WRITTEN EXERCISE:
In the material below, please retype the lines from the very first through the one with "const step2theta = 0.2;", exactly and without pictures.

DATA SHOWN:
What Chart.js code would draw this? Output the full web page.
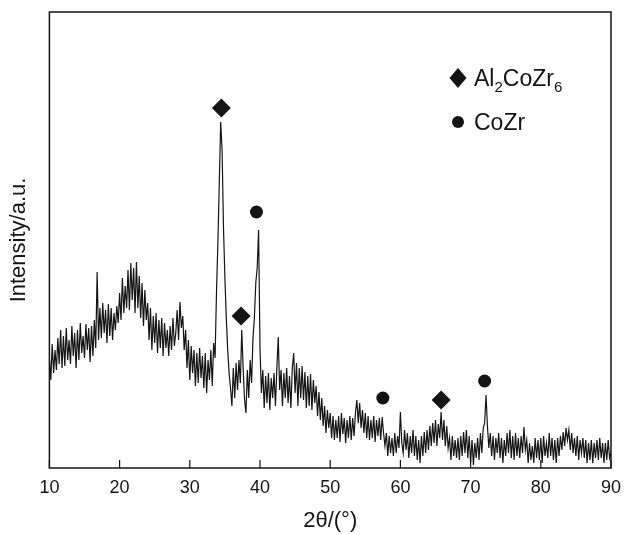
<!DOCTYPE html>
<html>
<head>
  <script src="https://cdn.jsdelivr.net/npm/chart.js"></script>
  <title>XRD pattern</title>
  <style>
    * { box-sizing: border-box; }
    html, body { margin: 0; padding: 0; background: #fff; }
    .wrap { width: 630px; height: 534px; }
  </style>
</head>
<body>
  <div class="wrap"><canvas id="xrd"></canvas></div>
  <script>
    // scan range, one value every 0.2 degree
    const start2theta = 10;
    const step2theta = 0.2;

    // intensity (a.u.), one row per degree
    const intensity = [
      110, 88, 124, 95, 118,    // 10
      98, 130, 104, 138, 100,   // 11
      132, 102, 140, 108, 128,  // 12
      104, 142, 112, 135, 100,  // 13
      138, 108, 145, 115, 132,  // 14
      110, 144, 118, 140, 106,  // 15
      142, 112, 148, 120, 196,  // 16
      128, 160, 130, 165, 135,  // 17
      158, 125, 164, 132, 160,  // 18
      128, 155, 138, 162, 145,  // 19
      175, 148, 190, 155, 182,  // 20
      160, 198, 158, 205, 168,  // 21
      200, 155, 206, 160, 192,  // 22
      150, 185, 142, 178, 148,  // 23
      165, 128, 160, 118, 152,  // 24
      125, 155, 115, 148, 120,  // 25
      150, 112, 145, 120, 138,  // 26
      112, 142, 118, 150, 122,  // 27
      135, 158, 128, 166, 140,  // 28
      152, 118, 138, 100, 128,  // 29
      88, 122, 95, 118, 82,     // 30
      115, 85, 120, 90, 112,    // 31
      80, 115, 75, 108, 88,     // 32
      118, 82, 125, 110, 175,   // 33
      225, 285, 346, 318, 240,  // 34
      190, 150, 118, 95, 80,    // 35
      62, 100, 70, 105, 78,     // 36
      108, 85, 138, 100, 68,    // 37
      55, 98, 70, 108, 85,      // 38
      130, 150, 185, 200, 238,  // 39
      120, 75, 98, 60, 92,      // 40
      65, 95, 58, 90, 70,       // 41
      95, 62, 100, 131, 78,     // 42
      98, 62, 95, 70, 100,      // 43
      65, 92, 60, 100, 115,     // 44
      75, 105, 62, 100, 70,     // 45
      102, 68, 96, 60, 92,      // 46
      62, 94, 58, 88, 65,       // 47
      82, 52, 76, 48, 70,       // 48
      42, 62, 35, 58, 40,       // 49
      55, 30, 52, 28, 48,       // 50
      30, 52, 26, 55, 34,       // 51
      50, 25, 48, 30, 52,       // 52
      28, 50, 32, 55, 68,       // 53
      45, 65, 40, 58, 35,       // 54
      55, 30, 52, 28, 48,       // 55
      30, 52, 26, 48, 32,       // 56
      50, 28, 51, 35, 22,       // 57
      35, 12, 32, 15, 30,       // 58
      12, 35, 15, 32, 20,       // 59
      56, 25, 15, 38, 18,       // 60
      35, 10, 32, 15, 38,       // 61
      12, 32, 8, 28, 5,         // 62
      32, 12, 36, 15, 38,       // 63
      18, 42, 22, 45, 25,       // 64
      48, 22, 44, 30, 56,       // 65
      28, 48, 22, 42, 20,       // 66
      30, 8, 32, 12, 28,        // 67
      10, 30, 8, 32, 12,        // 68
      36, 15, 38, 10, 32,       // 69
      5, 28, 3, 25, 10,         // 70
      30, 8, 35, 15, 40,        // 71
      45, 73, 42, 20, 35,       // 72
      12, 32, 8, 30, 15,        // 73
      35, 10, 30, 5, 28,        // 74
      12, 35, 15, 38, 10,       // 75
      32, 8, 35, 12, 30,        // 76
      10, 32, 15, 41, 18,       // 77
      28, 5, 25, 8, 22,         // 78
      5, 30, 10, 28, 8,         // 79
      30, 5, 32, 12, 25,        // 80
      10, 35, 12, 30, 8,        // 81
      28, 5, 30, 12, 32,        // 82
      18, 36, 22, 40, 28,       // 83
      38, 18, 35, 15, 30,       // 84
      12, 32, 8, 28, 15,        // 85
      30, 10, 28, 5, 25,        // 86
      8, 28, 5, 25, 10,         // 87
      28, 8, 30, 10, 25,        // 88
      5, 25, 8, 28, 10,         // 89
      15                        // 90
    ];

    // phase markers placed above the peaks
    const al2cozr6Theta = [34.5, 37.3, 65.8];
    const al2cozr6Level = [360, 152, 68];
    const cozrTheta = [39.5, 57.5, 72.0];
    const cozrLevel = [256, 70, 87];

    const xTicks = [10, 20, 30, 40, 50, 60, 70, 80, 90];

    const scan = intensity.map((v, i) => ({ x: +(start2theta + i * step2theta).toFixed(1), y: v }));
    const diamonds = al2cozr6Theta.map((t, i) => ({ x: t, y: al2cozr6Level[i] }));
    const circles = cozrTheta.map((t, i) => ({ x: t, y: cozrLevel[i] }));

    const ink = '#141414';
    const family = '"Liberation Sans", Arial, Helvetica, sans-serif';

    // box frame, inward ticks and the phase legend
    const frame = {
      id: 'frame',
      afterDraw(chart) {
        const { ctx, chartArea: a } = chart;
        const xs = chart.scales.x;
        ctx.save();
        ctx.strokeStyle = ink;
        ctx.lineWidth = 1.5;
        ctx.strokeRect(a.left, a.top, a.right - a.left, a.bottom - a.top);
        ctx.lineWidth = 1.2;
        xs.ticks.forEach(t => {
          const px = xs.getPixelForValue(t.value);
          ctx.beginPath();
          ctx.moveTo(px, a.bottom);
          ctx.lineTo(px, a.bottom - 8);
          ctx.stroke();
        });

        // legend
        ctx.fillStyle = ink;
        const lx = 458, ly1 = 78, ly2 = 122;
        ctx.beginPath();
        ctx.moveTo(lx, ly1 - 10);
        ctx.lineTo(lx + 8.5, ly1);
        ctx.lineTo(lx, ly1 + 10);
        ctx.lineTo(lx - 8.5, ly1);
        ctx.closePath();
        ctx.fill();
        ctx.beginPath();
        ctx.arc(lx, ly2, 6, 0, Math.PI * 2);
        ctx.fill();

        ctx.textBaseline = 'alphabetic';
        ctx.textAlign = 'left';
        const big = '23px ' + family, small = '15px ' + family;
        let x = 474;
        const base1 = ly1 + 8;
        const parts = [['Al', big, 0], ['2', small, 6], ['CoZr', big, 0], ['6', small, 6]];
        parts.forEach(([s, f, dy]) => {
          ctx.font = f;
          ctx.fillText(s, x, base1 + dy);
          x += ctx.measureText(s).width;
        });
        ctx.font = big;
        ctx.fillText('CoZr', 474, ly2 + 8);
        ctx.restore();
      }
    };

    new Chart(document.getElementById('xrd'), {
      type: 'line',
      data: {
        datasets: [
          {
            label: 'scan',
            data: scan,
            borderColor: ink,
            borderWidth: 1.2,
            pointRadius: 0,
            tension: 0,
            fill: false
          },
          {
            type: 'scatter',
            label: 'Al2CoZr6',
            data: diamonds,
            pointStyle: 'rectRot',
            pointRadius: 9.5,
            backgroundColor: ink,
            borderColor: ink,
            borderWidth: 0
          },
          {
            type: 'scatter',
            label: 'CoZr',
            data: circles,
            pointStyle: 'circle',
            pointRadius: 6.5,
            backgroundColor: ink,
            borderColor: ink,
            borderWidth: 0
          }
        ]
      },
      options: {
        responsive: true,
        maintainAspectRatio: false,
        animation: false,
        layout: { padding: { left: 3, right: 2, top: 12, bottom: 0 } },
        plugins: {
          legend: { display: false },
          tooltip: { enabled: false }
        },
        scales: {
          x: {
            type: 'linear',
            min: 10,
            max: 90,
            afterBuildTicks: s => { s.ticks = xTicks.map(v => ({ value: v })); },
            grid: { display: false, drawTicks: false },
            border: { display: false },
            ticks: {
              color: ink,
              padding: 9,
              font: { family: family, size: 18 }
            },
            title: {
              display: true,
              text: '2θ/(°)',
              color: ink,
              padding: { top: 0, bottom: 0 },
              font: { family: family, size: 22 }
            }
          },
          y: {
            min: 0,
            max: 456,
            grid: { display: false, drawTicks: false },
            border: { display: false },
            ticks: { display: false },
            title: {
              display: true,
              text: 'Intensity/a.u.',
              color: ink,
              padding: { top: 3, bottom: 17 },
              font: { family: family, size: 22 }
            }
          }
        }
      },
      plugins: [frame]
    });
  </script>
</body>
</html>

RESULT BELOW:
What Chart.js code would draw this? Output the full web page.
<!DOCTYPE html>
<html>
<head>
  <script src="https://cdn.jsdelivr.net/npm/chart.js"></script>
  <title>XRD pattern</title>
  <style>
    * { box-sizing: border-box; }
    html, body { margin: 0; padding: 0; background: #fff; }
    .wrap { width: 630px; height: 534px; }
  </style>
</head>
<body>
  <div class="wrap"><canvas id="xrd"></canvas></div>
  <script>
    // scan range, one value every 0.2 degree
    const start2theta = 10;
    const step2theta = 0.2;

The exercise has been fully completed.